- [THE EXERCISE]
Begin at the top of the entries below and write out every line through the one containing "ax = fig.add_axes([0.136, 0.1425, 0.88, 0.8195])", excluding pictures.

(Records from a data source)
+ + + + + + +
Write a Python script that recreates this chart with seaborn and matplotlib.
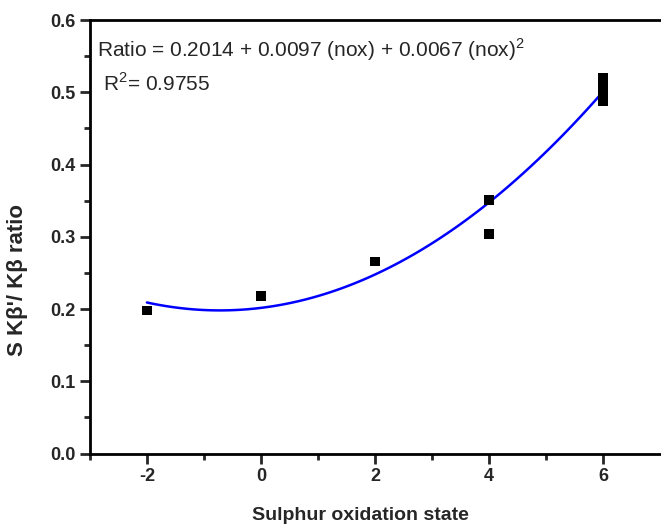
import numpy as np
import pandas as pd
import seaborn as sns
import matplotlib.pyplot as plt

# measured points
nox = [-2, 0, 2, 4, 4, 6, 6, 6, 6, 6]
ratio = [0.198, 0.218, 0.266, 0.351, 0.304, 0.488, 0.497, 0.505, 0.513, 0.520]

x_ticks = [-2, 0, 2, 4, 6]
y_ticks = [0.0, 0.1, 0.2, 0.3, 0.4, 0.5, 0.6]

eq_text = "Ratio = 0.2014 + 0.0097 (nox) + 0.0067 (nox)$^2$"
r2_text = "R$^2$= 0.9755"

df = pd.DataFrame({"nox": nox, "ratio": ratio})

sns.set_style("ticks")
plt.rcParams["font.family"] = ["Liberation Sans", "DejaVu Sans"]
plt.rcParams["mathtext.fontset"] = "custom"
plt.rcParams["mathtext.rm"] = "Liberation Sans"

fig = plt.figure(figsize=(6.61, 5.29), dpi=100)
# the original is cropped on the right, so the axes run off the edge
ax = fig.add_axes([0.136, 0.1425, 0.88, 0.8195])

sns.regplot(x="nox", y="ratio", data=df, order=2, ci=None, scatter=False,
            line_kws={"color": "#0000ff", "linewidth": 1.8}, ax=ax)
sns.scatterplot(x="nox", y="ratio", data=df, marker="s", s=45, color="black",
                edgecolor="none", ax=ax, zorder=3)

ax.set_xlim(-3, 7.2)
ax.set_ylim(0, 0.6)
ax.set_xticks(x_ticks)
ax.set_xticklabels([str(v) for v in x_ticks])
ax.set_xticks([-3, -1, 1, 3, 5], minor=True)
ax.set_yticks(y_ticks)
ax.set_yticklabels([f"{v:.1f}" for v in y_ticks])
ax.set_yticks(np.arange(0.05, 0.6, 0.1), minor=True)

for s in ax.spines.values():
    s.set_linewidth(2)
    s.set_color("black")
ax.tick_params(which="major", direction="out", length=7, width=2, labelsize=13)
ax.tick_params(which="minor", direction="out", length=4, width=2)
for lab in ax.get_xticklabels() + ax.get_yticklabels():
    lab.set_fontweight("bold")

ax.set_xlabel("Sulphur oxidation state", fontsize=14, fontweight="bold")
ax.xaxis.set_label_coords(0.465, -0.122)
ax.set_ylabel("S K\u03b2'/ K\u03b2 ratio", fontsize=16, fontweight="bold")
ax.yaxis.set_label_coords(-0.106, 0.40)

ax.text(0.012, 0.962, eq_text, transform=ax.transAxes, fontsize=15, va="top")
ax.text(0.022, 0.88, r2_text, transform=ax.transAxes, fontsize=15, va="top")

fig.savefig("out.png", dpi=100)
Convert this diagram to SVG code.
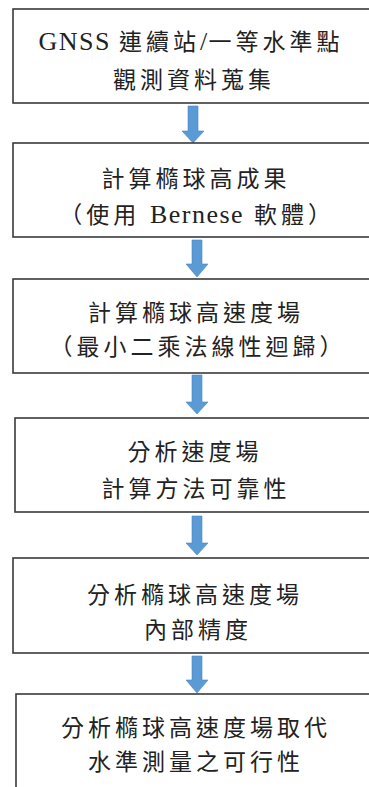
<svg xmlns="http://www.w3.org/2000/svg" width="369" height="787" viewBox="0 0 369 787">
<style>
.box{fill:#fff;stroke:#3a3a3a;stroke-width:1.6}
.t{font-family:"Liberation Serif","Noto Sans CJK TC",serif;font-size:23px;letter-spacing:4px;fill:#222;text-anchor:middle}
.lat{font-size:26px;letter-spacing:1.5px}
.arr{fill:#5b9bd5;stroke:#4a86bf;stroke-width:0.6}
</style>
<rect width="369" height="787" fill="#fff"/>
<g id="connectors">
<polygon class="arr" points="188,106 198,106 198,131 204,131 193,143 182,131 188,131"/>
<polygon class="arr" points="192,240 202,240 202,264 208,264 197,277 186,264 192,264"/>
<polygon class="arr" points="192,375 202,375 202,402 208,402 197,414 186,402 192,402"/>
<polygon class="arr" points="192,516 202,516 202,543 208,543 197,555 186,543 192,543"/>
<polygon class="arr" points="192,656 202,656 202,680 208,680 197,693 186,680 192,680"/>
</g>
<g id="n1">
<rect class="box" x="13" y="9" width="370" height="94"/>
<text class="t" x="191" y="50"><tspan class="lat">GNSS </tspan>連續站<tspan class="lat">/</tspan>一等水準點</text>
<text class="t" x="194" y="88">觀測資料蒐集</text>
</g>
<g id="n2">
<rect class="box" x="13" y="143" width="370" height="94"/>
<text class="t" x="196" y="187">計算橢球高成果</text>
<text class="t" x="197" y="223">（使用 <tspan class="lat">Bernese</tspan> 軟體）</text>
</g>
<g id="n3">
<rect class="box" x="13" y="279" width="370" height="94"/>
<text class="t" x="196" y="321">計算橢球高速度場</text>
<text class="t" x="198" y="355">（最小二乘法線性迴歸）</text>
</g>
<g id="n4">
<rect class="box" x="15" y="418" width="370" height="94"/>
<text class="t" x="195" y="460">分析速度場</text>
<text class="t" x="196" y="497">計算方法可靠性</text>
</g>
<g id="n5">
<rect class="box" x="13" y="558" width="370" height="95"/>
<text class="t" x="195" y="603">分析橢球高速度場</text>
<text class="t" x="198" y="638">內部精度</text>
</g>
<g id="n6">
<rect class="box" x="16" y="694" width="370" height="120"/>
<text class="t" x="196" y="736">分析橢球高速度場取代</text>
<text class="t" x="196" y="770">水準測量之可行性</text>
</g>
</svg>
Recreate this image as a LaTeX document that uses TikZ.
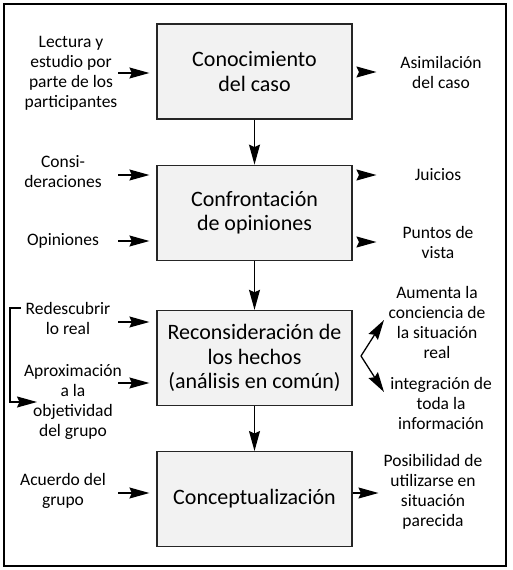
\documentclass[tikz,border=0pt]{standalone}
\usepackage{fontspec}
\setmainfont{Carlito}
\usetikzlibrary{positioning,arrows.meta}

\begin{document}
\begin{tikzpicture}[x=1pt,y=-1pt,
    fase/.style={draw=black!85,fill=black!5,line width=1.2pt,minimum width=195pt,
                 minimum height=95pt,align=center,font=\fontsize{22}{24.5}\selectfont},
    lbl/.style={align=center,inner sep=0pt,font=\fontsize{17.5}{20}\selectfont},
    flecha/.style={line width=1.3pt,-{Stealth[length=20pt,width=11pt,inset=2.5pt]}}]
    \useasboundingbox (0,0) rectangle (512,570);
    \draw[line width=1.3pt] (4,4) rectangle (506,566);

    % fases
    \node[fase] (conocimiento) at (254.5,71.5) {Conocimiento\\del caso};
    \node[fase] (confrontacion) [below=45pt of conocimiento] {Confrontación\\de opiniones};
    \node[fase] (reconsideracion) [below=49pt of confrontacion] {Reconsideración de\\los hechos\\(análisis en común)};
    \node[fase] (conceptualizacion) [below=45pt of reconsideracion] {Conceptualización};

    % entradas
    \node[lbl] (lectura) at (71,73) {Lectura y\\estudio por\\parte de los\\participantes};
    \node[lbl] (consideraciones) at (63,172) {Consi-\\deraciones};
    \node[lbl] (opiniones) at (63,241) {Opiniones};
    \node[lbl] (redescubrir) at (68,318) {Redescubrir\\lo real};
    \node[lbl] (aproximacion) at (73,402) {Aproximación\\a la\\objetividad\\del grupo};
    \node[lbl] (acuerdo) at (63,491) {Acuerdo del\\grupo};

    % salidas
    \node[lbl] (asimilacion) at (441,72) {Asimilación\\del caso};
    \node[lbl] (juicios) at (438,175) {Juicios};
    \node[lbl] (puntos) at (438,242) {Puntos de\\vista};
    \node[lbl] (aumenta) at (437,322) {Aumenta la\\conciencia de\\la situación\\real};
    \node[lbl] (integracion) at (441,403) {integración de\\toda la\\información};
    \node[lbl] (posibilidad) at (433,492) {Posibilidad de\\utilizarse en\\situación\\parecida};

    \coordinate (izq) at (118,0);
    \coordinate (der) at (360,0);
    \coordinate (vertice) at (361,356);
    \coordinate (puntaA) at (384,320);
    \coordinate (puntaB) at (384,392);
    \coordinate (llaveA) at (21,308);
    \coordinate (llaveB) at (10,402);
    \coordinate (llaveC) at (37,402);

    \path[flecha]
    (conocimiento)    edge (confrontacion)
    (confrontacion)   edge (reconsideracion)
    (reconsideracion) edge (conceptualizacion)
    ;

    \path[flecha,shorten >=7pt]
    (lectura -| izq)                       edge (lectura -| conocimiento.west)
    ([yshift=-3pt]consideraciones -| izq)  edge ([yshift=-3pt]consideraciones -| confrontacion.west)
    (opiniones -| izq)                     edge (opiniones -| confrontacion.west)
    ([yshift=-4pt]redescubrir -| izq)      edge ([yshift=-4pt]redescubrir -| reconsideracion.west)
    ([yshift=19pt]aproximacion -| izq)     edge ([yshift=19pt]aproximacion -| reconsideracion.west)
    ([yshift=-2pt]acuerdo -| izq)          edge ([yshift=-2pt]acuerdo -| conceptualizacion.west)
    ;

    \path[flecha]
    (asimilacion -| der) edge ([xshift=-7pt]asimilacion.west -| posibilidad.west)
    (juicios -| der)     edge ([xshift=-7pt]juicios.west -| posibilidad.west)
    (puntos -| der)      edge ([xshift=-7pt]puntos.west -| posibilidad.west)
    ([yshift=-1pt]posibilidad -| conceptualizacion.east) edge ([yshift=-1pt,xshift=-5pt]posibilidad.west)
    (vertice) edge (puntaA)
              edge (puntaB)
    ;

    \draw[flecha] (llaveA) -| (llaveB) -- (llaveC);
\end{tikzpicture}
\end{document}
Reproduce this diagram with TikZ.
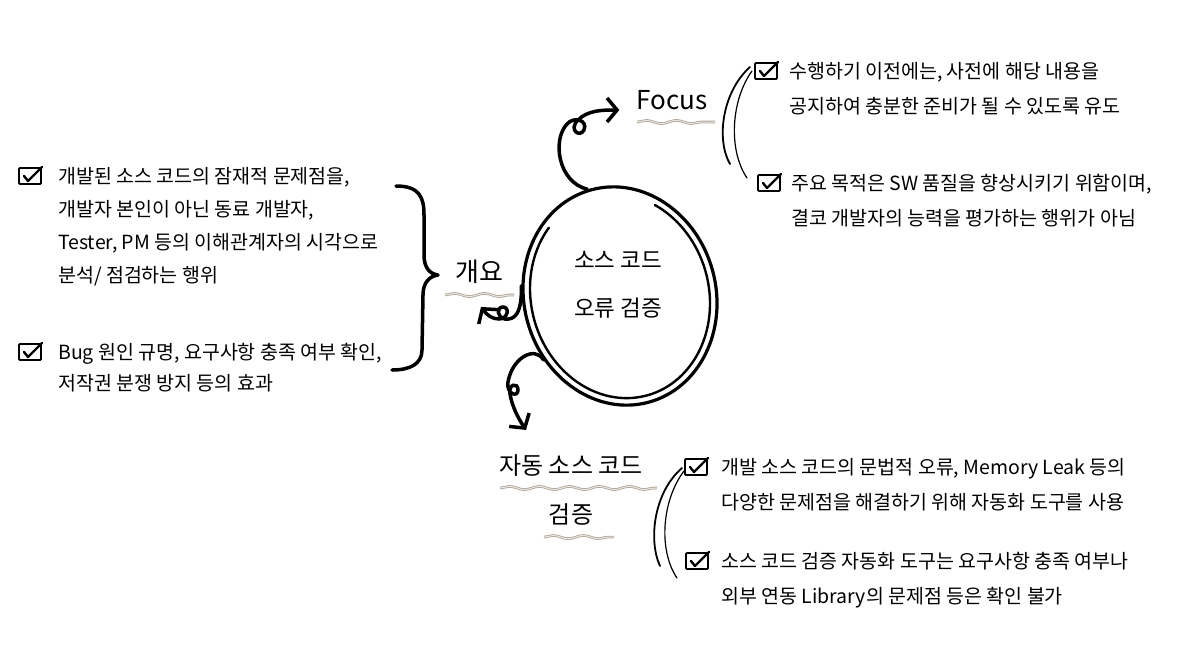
+ + + + + + +
- [ANSWER TO THE TASK]
Write a Python script that recreates this chart with seaborn and matplotlib.
import numpy as np
import pandas as pd
import seaborn as sns
import matplotlib.pyplot as plt

# measured points
nox = [-2, 0, 2, 4, 4, 6, 6, 6, 6, 6]
ratio = [0.198, 0.218, 0.266, 0.351, 0.304, 0.488, 0.497, 0.505, 0.513, 0.520]

x_ticks = [-2, 0, 2, 4, 6]
y_ticks = [0.0, 0.1, 0.2, 0.3, 0.4, 0.5, 0.6]

eq_text = "Ratio = 0.2014 + 0.0097 (nox) + 0.0067 (nox)$^2$"
r2_text = "R$^2$= 0.9755"

df = pd.DataFrame({"nox": nox, "ratio": ratio})

sns.set_style("ticks")
plt.rcParams["font.family"] = ["Liberation Sans", "DejaVu Sans"]
plt.rcParams["mathtext.fontset"] = "custom"
plt.rcParams["mathtext.rm"] = "Liberation Sans"

fig = plt.figure(figsize=(6.61, 5.29), dpi=100)
# the original is cropped on the right, so the axes run off the edge
ax = fig.add_axes([0.136, 0.1425, 0.88, 0.8195])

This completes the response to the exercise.